Problem to solve: Report how many lines contain "page". Give the number and nothing else.

--- START ---

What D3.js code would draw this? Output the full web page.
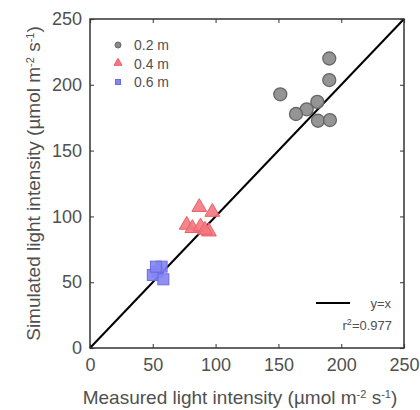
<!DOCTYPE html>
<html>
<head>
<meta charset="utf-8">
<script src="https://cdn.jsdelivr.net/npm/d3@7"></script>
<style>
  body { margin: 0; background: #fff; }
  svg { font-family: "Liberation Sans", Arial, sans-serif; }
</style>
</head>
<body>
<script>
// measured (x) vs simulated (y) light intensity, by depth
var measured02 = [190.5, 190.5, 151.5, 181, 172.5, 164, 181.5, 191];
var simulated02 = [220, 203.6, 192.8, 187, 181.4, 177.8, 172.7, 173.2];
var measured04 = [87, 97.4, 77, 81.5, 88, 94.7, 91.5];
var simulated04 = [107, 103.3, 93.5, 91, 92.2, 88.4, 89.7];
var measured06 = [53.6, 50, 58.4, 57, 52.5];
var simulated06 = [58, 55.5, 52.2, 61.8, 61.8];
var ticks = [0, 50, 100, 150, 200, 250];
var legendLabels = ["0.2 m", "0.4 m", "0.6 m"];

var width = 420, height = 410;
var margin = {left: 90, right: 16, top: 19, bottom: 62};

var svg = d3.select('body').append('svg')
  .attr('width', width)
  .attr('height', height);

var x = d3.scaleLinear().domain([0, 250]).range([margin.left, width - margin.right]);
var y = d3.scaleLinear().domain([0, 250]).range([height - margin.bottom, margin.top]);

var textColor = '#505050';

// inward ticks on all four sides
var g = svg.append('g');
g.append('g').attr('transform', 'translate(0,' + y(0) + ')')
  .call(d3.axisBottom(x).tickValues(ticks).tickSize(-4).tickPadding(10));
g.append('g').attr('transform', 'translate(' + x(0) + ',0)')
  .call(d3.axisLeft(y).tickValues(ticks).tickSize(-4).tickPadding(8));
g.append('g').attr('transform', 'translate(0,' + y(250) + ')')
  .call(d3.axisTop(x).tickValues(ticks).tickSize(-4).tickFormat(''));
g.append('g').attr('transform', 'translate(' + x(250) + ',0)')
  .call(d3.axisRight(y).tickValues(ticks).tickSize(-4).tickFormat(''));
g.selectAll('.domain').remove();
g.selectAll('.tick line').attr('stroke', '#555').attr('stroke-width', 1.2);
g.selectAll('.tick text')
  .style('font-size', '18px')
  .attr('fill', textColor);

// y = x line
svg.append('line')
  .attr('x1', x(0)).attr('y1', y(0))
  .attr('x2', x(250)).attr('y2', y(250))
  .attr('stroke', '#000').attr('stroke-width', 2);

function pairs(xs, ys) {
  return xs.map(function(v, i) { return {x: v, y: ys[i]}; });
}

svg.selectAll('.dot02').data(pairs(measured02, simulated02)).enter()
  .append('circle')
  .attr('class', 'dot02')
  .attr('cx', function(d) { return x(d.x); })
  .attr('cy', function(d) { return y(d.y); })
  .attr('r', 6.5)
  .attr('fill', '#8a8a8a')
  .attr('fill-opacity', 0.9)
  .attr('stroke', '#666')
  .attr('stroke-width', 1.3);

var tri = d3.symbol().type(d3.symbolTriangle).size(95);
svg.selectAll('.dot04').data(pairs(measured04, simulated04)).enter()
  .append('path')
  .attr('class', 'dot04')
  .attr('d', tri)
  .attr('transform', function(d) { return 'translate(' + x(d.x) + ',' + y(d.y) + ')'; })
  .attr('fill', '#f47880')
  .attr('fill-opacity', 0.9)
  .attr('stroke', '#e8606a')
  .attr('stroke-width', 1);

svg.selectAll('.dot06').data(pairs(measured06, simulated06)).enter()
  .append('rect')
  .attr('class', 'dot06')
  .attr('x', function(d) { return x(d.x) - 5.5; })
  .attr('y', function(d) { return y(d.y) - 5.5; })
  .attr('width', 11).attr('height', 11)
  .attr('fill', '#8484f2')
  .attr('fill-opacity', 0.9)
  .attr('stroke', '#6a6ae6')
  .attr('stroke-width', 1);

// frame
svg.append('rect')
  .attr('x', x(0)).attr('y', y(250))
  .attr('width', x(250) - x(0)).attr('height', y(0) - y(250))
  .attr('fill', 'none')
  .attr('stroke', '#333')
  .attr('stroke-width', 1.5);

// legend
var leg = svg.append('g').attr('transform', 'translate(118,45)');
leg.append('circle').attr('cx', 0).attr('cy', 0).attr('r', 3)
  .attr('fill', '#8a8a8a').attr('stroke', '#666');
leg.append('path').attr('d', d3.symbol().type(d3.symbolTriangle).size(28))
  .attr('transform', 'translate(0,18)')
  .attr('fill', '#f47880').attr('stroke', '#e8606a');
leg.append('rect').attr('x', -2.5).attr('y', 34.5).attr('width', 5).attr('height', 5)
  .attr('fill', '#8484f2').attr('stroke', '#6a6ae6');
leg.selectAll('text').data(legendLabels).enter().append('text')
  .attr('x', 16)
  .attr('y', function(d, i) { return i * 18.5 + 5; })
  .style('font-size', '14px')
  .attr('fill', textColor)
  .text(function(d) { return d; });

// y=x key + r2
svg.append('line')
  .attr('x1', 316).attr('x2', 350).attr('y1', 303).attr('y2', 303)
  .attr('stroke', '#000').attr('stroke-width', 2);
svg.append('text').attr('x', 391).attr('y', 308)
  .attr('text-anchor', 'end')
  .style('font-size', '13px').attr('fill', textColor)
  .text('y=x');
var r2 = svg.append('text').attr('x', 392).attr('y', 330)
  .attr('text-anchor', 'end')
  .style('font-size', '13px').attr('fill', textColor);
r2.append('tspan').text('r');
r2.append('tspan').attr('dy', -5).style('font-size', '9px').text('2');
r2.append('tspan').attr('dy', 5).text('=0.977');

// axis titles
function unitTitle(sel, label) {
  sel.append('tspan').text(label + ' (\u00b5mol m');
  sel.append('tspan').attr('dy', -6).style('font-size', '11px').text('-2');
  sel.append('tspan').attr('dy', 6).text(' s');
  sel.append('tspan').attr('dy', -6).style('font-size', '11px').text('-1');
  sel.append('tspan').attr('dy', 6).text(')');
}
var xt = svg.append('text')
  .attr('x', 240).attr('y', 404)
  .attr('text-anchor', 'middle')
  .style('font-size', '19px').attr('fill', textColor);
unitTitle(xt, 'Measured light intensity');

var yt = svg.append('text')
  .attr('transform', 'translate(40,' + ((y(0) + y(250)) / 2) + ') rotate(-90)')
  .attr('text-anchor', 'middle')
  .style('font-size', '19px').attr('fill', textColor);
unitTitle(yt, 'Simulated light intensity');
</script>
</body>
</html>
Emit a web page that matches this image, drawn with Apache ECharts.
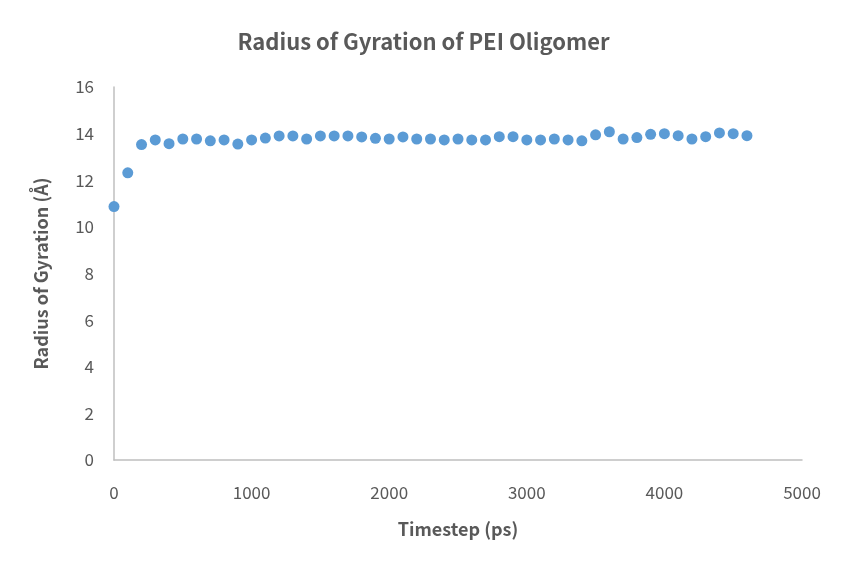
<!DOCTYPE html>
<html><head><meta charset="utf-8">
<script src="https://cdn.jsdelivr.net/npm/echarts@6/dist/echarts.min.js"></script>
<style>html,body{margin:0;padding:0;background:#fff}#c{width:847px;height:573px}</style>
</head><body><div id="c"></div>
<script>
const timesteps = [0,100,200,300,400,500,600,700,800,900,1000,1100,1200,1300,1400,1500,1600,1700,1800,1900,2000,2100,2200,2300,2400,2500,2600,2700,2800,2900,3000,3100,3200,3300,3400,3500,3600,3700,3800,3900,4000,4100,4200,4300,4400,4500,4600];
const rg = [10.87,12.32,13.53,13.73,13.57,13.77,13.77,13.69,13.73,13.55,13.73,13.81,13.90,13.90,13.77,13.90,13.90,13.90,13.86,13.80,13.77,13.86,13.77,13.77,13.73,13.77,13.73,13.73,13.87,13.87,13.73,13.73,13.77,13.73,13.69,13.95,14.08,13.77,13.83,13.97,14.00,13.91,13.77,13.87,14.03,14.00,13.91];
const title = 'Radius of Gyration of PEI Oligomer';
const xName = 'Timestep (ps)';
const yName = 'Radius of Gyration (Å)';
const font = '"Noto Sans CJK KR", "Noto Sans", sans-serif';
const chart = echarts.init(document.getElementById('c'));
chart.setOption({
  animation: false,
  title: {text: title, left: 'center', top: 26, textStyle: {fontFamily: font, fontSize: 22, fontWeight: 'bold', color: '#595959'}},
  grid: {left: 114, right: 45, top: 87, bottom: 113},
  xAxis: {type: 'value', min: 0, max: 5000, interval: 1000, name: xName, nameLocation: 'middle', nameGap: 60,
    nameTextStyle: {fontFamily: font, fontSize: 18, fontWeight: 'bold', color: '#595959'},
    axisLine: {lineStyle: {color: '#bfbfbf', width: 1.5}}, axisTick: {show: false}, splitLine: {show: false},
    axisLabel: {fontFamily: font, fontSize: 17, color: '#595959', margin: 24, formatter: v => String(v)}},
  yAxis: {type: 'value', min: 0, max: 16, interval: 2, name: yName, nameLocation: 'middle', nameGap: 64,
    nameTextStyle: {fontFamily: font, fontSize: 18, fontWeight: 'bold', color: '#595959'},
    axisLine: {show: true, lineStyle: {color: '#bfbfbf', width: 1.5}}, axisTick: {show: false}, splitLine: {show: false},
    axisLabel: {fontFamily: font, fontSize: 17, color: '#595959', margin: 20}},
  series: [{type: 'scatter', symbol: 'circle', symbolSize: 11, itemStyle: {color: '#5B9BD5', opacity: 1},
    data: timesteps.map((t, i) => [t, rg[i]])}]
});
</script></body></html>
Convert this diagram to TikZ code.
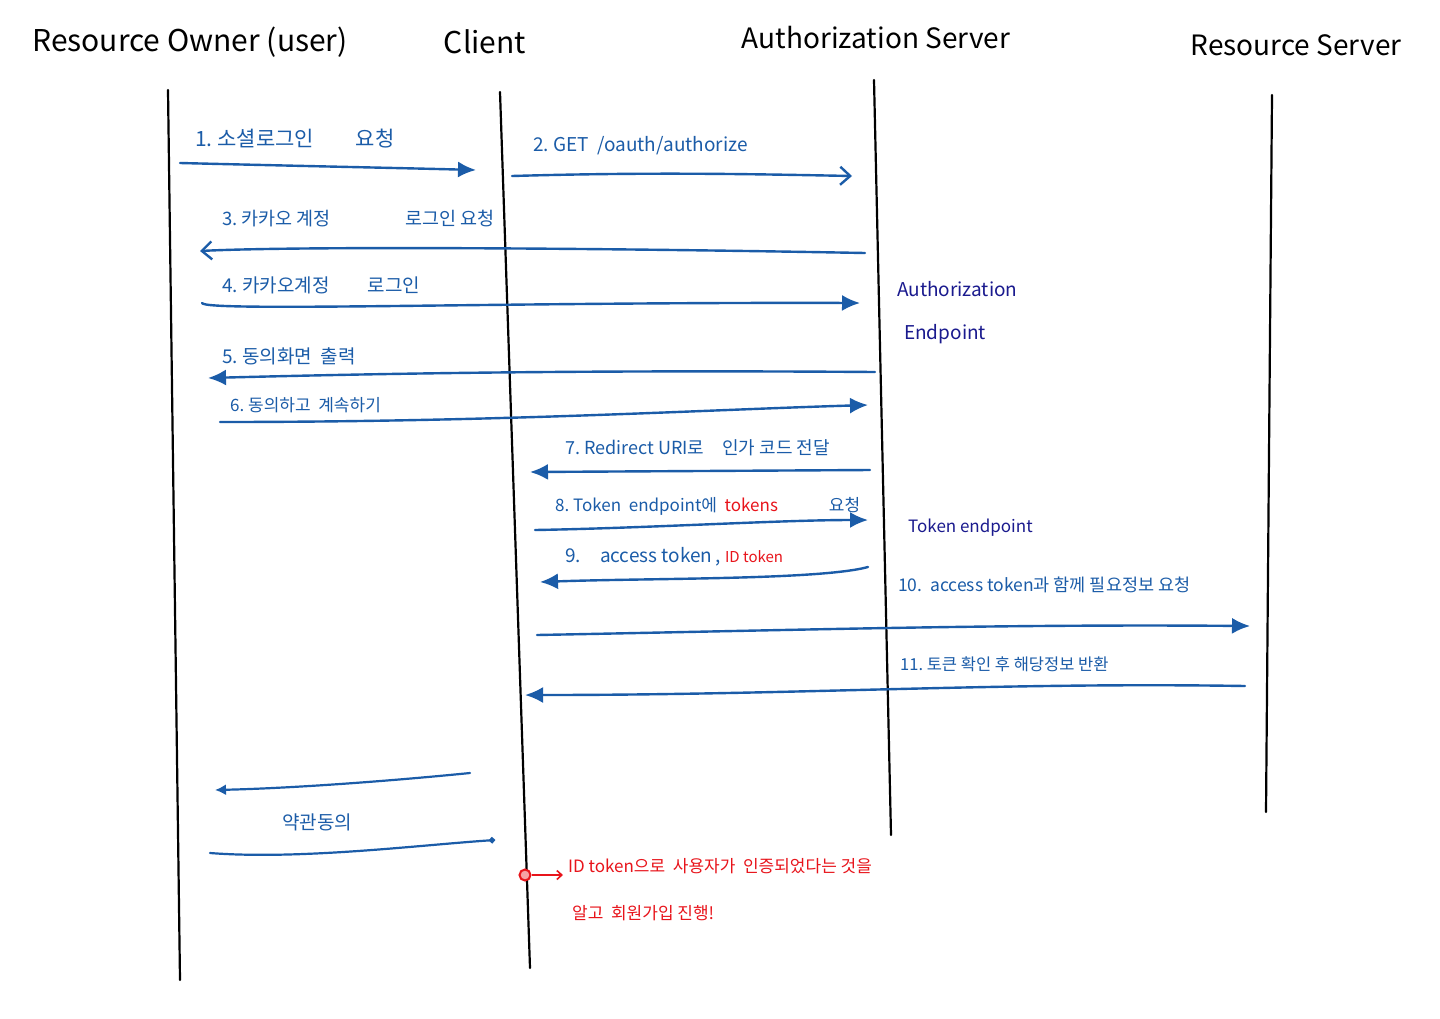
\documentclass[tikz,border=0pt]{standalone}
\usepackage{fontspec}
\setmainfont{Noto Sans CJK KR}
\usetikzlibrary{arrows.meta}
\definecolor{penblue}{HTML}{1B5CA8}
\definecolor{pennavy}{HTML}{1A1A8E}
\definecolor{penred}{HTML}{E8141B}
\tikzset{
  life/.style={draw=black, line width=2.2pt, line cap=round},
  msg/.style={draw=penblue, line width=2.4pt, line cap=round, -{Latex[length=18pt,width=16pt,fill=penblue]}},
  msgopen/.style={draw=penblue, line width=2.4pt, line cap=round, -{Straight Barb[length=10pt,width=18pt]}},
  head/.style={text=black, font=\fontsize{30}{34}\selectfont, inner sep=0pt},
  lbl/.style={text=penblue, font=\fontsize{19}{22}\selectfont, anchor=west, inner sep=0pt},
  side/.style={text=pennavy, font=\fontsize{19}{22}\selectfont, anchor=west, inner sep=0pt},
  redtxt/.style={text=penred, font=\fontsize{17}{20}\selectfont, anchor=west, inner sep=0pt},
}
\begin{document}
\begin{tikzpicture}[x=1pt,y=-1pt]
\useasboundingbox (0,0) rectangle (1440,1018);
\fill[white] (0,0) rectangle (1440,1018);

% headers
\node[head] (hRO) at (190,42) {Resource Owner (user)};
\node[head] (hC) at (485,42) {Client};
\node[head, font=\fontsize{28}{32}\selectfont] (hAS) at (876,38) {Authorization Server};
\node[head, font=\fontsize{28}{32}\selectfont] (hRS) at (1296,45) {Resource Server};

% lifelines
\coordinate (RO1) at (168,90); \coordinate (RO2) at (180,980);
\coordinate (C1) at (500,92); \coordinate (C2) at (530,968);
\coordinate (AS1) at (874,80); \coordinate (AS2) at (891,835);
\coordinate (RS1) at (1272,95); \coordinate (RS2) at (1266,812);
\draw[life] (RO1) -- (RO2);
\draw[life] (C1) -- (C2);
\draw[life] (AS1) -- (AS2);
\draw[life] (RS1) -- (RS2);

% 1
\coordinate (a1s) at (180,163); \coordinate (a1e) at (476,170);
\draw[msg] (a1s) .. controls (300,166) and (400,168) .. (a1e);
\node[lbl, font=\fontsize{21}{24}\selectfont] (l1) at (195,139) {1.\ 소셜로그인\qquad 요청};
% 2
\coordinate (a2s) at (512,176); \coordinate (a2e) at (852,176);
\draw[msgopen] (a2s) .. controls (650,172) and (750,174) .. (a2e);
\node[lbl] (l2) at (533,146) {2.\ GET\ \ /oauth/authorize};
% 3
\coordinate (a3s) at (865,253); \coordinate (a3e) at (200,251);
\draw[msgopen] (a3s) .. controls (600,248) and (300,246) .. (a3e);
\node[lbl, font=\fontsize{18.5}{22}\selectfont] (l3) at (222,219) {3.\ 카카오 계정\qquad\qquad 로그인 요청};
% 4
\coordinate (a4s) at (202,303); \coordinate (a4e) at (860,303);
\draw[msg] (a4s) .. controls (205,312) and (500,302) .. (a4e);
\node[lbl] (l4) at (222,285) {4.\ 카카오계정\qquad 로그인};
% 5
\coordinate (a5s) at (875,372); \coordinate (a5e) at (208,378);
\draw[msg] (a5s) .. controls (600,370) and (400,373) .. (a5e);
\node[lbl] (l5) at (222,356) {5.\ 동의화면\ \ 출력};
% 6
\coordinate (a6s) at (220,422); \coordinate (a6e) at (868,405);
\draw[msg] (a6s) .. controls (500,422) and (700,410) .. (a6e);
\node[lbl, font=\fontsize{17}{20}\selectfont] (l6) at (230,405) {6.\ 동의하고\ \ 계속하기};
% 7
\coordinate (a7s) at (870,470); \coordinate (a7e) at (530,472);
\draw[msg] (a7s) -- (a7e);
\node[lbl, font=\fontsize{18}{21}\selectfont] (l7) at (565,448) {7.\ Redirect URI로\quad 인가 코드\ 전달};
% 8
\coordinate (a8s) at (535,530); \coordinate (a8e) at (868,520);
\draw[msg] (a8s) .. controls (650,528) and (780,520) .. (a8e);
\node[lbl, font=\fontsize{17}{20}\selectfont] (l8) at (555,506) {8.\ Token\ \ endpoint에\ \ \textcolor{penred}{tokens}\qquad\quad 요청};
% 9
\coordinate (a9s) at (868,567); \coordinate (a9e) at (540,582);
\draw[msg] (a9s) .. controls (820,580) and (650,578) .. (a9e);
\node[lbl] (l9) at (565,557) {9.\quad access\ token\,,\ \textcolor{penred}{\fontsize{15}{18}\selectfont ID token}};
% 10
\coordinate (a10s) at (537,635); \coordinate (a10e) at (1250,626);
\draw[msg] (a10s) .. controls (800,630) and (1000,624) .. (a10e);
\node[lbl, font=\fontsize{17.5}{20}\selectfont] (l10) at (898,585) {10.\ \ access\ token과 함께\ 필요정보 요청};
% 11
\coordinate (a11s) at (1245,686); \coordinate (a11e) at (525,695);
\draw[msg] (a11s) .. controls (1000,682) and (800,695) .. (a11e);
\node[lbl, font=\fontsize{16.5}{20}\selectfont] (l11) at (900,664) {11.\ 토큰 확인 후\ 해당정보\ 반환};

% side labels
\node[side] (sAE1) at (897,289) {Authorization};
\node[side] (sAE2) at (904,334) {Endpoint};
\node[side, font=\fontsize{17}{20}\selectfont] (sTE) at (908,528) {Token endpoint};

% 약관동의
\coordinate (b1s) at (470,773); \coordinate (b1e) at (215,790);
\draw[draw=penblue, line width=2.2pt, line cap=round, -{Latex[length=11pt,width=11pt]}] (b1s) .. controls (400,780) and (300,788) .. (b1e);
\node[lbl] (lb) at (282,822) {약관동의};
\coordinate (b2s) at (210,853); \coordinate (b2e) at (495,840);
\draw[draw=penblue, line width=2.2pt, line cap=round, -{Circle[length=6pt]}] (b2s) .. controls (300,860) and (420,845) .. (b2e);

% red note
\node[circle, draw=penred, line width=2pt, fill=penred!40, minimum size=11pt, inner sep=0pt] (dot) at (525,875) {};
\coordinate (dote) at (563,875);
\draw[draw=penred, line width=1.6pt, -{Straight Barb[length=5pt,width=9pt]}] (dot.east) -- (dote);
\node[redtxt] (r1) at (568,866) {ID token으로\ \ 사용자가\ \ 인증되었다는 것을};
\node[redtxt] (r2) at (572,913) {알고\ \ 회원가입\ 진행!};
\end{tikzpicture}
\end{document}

--- END ---

Correct output: 2